### Dataset rows
---+---
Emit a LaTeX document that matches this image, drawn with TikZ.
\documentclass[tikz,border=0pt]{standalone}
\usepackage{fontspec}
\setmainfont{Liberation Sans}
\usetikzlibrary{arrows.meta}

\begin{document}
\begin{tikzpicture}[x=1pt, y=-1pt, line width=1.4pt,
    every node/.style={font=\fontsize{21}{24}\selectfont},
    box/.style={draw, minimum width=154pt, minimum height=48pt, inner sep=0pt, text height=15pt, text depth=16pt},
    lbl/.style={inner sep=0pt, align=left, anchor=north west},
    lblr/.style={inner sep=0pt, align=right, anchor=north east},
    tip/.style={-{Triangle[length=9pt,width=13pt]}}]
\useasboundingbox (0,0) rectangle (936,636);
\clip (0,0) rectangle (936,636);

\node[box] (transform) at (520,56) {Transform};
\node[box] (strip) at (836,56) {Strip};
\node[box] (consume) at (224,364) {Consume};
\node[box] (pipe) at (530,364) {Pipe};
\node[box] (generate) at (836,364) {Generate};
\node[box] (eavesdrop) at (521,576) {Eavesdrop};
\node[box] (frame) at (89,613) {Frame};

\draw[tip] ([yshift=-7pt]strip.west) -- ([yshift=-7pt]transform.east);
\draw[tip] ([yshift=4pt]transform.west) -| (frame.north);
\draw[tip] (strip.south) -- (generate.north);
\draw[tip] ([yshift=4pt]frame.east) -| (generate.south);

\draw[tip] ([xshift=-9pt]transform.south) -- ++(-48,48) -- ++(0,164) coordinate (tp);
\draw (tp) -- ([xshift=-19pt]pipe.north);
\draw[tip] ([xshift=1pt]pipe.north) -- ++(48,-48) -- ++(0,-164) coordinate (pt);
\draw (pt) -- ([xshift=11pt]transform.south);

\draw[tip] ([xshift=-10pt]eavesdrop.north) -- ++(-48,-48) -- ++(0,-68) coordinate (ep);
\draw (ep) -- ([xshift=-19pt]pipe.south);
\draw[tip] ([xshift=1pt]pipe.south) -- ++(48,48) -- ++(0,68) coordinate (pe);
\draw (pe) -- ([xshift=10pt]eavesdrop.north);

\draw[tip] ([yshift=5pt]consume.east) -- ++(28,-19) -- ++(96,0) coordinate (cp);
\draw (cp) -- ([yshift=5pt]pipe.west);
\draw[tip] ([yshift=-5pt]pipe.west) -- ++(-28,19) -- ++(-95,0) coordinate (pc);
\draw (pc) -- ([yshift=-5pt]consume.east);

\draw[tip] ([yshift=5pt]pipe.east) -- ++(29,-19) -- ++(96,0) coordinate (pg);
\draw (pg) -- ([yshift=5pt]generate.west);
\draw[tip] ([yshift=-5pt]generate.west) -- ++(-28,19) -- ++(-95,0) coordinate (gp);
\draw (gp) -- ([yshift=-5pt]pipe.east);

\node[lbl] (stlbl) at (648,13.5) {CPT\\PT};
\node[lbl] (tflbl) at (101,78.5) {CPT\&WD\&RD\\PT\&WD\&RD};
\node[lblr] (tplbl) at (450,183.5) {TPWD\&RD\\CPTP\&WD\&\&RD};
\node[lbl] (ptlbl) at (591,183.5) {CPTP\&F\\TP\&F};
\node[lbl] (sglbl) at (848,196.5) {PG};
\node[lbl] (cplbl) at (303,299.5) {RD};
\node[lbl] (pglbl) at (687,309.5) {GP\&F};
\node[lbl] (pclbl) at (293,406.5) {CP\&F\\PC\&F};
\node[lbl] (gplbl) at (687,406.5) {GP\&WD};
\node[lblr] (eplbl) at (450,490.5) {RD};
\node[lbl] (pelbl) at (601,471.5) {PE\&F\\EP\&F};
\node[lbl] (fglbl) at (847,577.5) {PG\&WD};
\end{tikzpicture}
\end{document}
---+---
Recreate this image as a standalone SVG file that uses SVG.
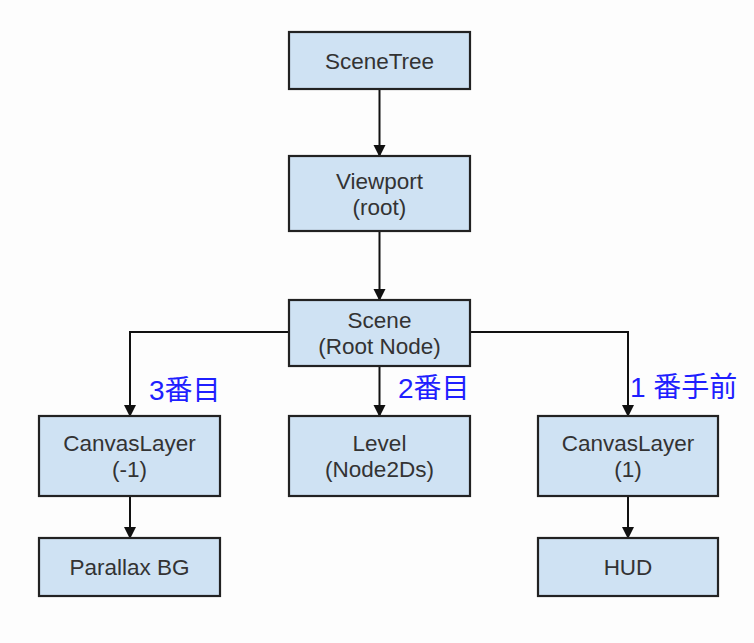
---+---
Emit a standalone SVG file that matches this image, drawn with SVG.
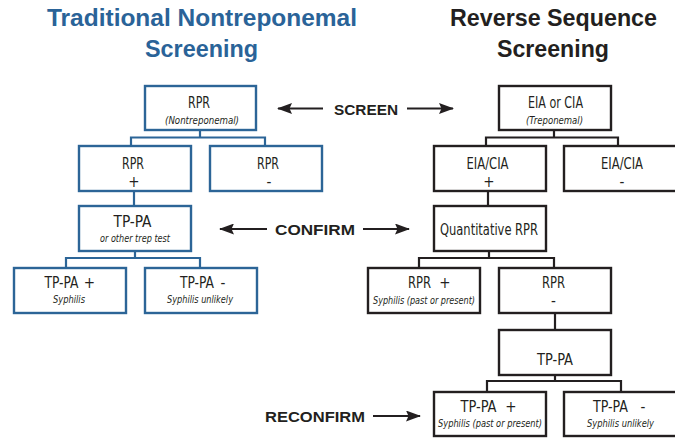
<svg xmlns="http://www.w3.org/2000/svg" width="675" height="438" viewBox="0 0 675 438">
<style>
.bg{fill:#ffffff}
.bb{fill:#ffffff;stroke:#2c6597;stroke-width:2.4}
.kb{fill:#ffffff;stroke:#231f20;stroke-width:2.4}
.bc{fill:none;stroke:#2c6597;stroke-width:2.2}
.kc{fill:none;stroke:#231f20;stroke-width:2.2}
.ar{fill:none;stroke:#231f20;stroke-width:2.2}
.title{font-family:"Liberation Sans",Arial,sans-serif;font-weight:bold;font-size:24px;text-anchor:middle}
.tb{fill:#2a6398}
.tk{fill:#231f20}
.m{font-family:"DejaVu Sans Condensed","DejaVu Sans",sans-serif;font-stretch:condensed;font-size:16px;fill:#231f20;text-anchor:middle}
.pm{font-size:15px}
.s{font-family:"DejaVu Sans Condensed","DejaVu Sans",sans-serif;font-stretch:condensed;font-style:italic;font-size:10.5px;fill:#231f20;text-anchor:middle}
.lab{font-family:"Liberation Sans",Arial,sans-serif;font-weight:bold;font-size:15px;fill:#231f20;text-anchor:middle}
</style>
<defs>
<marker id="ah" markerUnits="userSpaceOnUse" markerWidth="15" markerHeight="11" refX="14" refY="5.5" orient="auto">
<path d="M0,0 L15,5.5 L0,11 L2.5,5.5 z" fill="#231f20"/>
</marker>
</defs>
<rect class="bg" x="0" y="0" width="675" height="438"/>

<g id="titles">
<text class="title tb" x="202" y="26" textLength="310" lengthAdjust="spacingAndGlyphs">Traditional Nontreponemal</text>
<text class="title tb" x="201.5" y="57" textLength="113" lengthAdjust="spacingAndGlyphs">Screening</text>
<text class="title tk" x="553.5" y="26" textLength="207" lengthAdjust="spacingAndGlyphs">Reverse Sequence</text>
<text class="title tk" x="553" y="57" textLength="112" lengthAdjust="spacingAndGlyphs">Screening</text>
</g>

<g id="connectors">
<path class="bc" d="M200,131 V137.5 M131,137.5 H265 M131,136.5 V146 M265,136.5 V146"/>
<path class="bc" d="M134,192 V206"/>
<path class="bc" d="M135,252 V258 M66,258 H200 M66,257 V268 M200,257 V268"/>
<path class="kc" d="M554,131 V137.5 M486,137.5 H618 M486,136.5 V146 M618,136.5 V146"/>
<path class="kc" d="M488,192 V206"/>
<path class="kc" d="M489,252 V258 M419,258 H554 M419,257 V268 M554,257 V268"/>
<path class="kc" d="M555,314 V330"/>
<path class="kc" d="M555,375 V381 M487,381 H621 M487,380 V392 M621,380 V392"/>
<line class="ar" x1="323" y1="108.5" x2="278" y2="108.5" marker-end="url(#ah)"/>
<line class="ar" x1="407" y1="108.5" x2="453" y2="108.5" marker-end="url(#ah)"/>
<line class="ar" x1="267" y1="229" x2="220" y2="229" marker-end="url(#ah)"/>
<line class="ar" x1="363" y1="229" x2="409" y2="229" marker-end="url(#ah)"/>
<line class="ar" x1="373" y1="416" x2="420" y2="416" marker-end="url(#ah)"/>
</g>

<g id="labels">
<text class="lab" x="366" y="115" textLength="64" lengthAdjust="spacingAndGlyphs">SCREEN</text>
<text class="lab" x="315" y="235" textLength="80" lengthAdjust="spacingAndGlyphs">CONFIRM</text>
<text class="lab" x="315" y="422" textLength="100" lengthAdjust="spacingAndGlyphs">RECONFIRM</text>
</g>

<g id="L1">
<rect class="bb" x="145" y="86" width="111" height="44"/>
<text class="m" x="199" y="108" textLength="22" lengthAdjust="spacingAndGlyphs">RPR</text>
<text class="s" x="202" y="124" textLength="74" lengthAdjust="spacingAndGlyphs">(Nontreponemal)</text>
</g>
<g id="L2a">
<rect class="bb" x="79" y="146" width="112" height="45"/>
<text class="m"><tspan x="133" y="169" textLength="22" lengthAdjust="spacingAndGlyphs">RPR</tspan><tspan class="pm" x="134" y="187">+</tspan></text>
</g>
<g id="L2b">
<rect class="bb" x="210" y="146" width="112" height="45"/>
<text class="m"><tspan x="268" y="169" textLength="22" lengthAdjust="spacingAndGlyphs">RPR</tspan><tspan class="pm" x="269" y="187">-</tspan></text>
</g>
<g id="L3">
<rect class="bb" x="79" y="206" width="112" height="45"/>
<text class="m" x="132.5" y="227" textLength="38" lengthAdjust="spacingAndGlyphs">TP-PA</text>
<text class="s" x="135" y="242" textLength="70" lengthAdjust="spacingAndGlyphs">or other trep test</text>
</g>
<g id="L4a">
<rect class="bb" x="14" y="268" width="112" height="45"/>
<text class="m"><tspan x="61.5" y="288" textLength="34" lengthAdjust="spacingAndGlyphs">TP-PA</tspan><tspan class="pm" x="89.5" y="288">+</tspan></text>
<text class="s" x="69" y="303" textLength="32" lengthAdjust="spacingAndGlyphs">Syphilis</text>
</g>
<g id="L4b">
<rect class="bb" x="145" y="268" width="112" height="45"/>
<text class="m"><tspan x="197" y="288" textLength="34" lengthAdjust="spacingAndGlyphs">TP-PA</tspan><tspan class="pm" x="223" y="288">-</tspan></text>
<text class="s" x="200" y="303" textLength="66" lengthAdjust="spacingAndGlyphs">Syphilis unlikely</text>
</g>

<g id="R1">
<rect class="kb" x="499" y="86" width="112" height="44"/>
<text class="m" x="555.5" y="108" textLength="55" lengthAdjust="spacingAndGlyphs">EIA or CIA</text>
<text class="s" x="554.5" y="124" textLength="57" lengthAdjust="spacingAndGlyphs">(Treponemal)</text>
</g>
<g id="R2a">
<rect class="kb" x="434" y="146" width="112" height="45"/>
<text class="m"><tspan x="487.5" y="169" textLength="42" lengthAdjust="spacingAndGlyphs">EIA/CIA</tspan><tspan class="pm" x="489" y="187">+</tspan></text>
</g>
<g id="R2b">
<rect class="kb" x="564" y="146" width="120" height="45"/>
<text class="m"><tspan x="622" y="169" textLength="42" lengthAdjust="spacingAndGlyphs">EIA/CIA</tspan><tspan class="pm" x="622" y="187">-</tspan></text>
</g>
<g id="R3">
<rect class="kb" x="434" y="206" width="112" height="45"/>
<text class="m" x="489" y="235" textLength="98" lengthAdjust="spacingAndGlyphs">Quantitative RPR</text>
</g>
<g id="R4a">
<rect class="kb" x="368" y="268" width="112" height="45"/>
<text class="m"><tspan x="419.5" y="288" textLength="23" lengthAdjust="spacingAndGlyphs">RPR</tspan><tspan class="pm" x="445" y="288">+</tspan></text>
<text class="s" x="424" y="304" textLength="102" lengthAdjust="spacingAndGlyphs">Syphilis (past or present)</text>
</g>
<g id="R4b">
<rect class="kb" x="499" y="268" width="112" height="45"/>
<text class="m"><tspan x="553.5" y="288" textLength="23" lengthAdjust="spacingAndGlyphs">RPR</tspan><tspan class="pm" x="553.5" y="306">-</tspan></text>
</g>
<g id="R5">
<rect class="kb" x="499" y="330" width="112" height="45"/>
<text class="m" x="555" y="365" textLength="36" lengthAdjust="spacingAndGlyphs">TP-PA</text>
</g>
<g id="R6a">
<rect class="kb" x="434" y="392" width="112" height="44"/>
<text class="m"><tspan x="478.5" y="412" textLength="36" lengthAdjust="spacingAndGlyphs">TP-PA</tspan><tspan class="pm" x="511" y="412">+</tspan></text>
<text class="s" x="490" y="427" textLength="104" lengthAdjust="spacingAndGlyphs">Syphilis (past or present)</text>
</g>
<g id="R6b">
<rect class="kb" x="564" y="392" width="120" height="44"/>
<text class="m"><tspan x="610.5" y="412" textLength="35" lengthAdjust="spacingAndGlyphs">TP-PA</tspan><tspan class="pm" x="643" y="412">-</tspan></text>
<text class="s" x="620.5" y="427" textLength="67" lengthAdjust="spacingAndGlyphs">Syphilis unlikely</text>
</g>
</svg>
---+---
### What the exercise asks
Scan the listing above and copy all lines containing the word "with".

### Result
Emit a LaTeX document that matches this image, drawn with TikZ.
Emit a standalone SVG file that matches this image, drawn with SVG.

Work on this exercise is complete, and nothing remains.